Some of the essays were pretty eye-opening, as despite being an independent minority population of their own, it was clear that this Native American First Peoples tribe of the Laguna Puebla has social justice problems and public health issues akin to other minority groups who have faced colonialism of different types across the world.

Mormon Silko grew up in the Laguna Pueblo tribe and witnessed how the tribe has reacted to modern issues as well as how the group has tried hard to maintain its history and traditional ways. As with any group who has a mostly nomadic history, traditions were mostly passed down orally from, in this case, her grandfather and via the tales of the Spider Woman who was the basis of the Pueblo Creation Myth.

(Side Note: I personally adore this story of how the world was created and how we continue to be linked with one another, no matter who or where we are. (See the myth here for details.) In fact, I love the myth so much that I used it in a speech that I gave on campus just the other day and any time that I’m referring to the importance of collaborative work and everything/one is connected, it comes up.)

Articulate and angry, Mormon Silko’s personal essays are diverse in subject, covering topics from her childhood to Pueblo culture to abuses by the Border Patrol to land and water rights. The introductory essay was pretty academic and needed quite a lot of concentration on my part as a reader – challenging when I’m on the elliptical at the gym! However, the remaining selection of essays was more on the level of a General Reader (as opposed to academic writing for a tenure packet) and so the tone does vary substantially throughout the book.
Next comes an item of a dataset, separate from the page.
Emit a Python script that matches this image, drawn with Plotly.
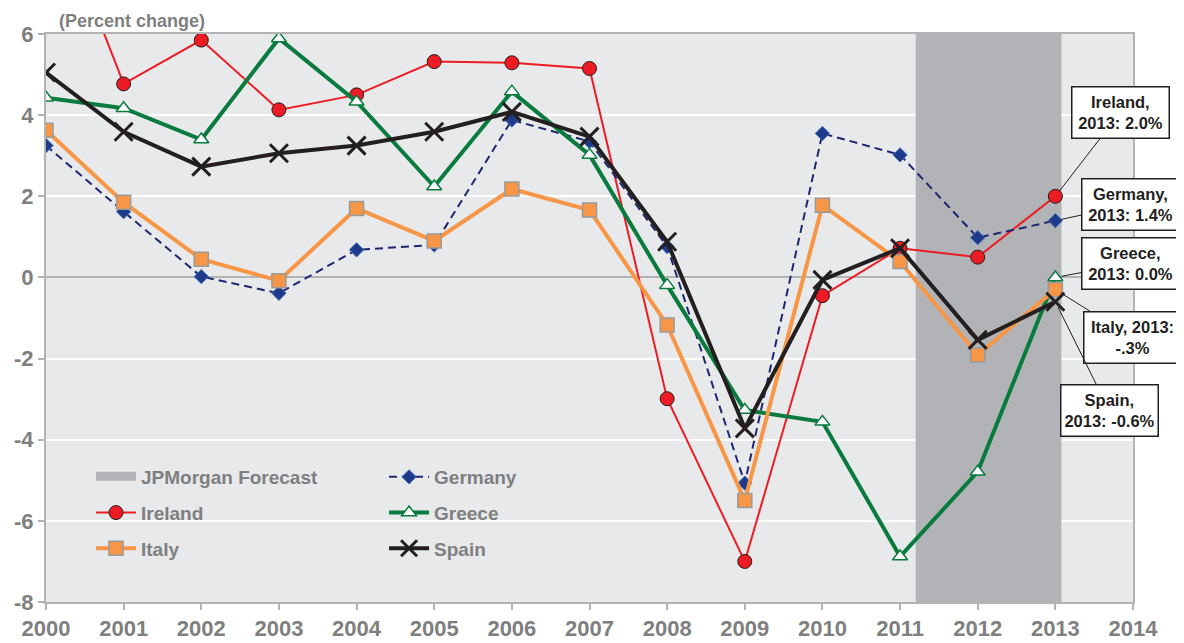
import plotly.graph_objects as go

years = list(range(2000, 2014))
ireland = [9.7, 4.77, 5.85, 4.13, 4.50, 5.32, 5.29, 5.15, -2.99, -7.0, -0.45, 0.72, 0.50, 2.0]
germany = [3.25, 1.62, 0.02, -0.39, 0.68, 0.80, 3.88, 3.35, 0.76, -5.07, 3.55, 3.02, 0.98, 1.4]
greece = [4.43, 4.17, 3.40, 5.89, 4.33, 2.24, 4.58, 3.02, -0.19, -3.27, -3.56, -6.88, -4.79, 0.0]
italy = [3.63, 1.85, 0.45, -0.08, 1.70, 0.90, 2.18, 1.66, -1.17, -5.50, 1.78, 0.39, -1.91, -0.3]
spain = [5.05, 3.59, 2.73, 3.06, 3.25, 3.59, 4.08, 3.47, 0.88, -3.72, -0.06, 0.72, -1.54, -0.6]
forecast_x = [2011.24, 2013.04, 2013.04, 2011.24, 2011.24]
forecast_y = [-8.5, -8.5, 6.5, 6.5, -8.5]
x_ticks = list(range(2000, 2015))
y_ticks = [-8, -6, -4, -2, 0, 2, 4, 6]

callouts = [
    ("Ireland,<br>2013: 2.0%", 2.0, 65, -84),
    ("Germany,<br>2013: 1.4%", 1.4, 75, -16),
    ("Greece,<br>2013: 0.0%", 0.0, 75, -14),
    ("Italy, 2013:<br>-.3%", -0.3, 77, 48),
    ("Spain,<br>2013: -0.6%", -0.6, 54, 109),
]

GRAY_TXT = "#7f7f7f"
FONT = "Liberation Sans, Arial, sans-serif"

fig = go.Figure()

fig.add_trace(go.Scatter(
    x=forecast_x, y=forecast_y, mode="lines", fill="toself",
    fillcolor="#b2b3b6", line=dict(width=6, color="#b2b3b6"),
    name="JPMorgan Forecast", legend="legend", legendgroup="f", hoverinfo="skip"))

fig.add_trace(go.Scatter(
    x=years, y=ireland, mode="lines+markers", name="Ireland", legend="legend", legendgroup="ir",
    line=dict(color="#ed1c24", width=2),
    marker=dict(symbol="circle", size=14, color="#ed1c24", line=dict(color="#231f20", width=1))))

fig.add_trace(go.Scatter(
    x=years, y=germany, mode="lines+markers", name="Germany", legend="legend2", legendgroup="de",
    line=dict(color="#1f2670", width=2, dash="8px,5px"),
    marker=dict(symbol="diamond", size=11, color="#1f3a8a", line=dict(color="#3d6fb6", width=1))))

fig.add_trace(go.Scatter(
    x=years, y=greece, mode="lines+markers", name="Greece", legend="legend2", legendgroup="gr",
    line=dict(color="#0a7b3e", width=4),
    marker=dict(symbol="triangle-up", size=13, color="white", line=dict(color="#0a7b3e", width=1.5))))

fig.add_trace(go.Scatter(
    x=years, y=italy, mode="lines+markers", name="Italy", legend="legend", legendgroup="it",
    line=dict(color="#f79646", width=4),
    marker=dict(symbol="square", size=14, color="#f79646", line=dict(color="#9a9a9a", width=1.5))))

fig.add_trace(go.Scatter(
    x=years, y=spain, mode="lines+markers", name="Spain", legend="legend2", legendgroup="es",
    line=dict(color="#231f20", width=4),
    marker=dict(symbol="x-thin", size=18, color="#231f20", line=dict(color="#231f20", width=3))))

for text, yv, ax, ay in callouts:
    fig.add_annotation(
        x=2013, y=yv, xref="x", yref="y", text="<b>" + text + "</b>",
        showarrow=True, arrowhead=0, arrowwidth=1, arrowcolor="#231f20",
        ax=ax, ay=ay, standoff=6,
        bgcolor="white", bordercolor="#231f20", borderwidth=1.5, borderpad=3,
        width=90, height=44,
        font=dict(family=FONT, size=16.5, color="#231f20"))

fig.add_annotation(
    x=0.0099, y=1.0, xref="paper", yref="paper", xanchor="left", yanchor="bottom",
    text="<b>(Percent change)</b>", showarrow=False,
    font=dict(family=FONT, size=18, color=GRAY_TXT), yshift=1)

legend_common = dict(
    bgcolor="rgba(0,0,0,0)", font=dict(family=FONT, size=19, color=GRAY_TXT, weight="bold"),
    orientation="v", xanchor="left", yanchor="top", tracegroupgap=8, itemwidth=40,
)

fig.update_layout(
    width=1176, height=635,
    margin=dict(l=38, r=51, t=26, b=41, autoexpand=False),
    paper_bgcolor="white", plot_bgcolor="#e8e9eb",
    showlegend=True,
    legend=dict(x=0.0414, y=0.2535, **legend_common),
    legend2=dict(x=0.311, y=0.2535, **legend_common),
    xaxis=dict(
        range=[2000, 2014], tickvals=x_ticks, ticktext=[str(v) for v in x_ticks],
        showgrid=False, zeroline=False, automargin=False,
        showline=True, linecolor="#b3b3b3", linewidth=2, mirror=True,
        ticks="outside", ticklen=6, tickwidth=2, tickcolor="#b3b3b3",
        tickfont=dict(family=FONT, size=22, color=GRAY_TXT, weight="bold"),
    ),
    yaxis=dict(
        range=[-8, 6], tickvals=y_ticks, ticktext=[str(v) for v in y_ticks],
        showgrid=True, gridcolor="white", gridwidth=1.5, automargin=False,
        zeroline=True, zerolinecolor="#b3b3b3", zerolinewidth=1.5,
        showline=True, linecolor="#b3b3b3", linewidth=2, mirror=True,
        ticks="outside", ticklen=6, tickwidth=2, tickcolor="#b3b3b3",
        tickfont=dict(family=FONT, size=22, color=GRAY_TXT, weight="bold"),
    ),
)

fig.write_html("out.html")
The vague overall tone was one of anger, and I could empathize with the author on this. I’m sure I’d feel similar emotions if my descendants (and current family) still faced ongoing discriminatory practices off the tribe’s reservation. However, steps towards improvement must have been made since the book was written?

As with the varying tone, the quality of the essays was variable as well – not that there were some weak ones, but I do think that there were some that were much more powerful and strongly written, and the level seemed to decline as the book progressed. (Or was it reader fatigue?)

As with almost any collection of essays, especially those written by an academic presumably enmeshed in the tenure process, and then combined with the usual formulae of a typical university creative writing program, there was some repetition where it was obvious that one essay had been retooled slightly to meet a different objective or journal. I tend to find this repetition annoying as I would argue that doing so was the result of being lazy/too busy/on summer break. Some careful editing would cut this problem out, but who’s the editor when one is a creative writing faculty? Both judge and the jury at times, I think, unless you’re careful.

So overall, a fairly well presented selection that portray a way of life that’s arguably disappearing over the years. Just a few content problems, but nothing that a good editor could not have mended.

Two Old Women: An Alaska Legend of Betrayal, Courage and Survival – Velma Wallis (1993)

Life in Alaska can be challenging for the Athabasken Indians who live close to the Arctic Circle. Living off the land and leading a nomadic life would mean frequent challenges for the tribe – and when life got very harsh with starvation at the door, it was traditional to abandon the older weaker members for the good of the group.

This tale is of two such old women. It sounds very grim, but under the pen of this author, the reader is faced with the characters’ surprising (and admirable) courage and wisdom as the two elderly women vow to “die trying” to survive.

A short tale of some brave women who face tribal taboos to learn of a strength they did not know they had. A very encouraging read, especially if you’re looking for another perspective to balance the generally held stereotype that “old = weak and useless”….

From the ILL at the library.

On another (rather different) note, I do have to say that I am thoroughly enjoying the reading of “The Diary of a Provincial Lady” by E. M. Delafield, and only wish that I had got to it sooner. It’s exquisitely funny in places.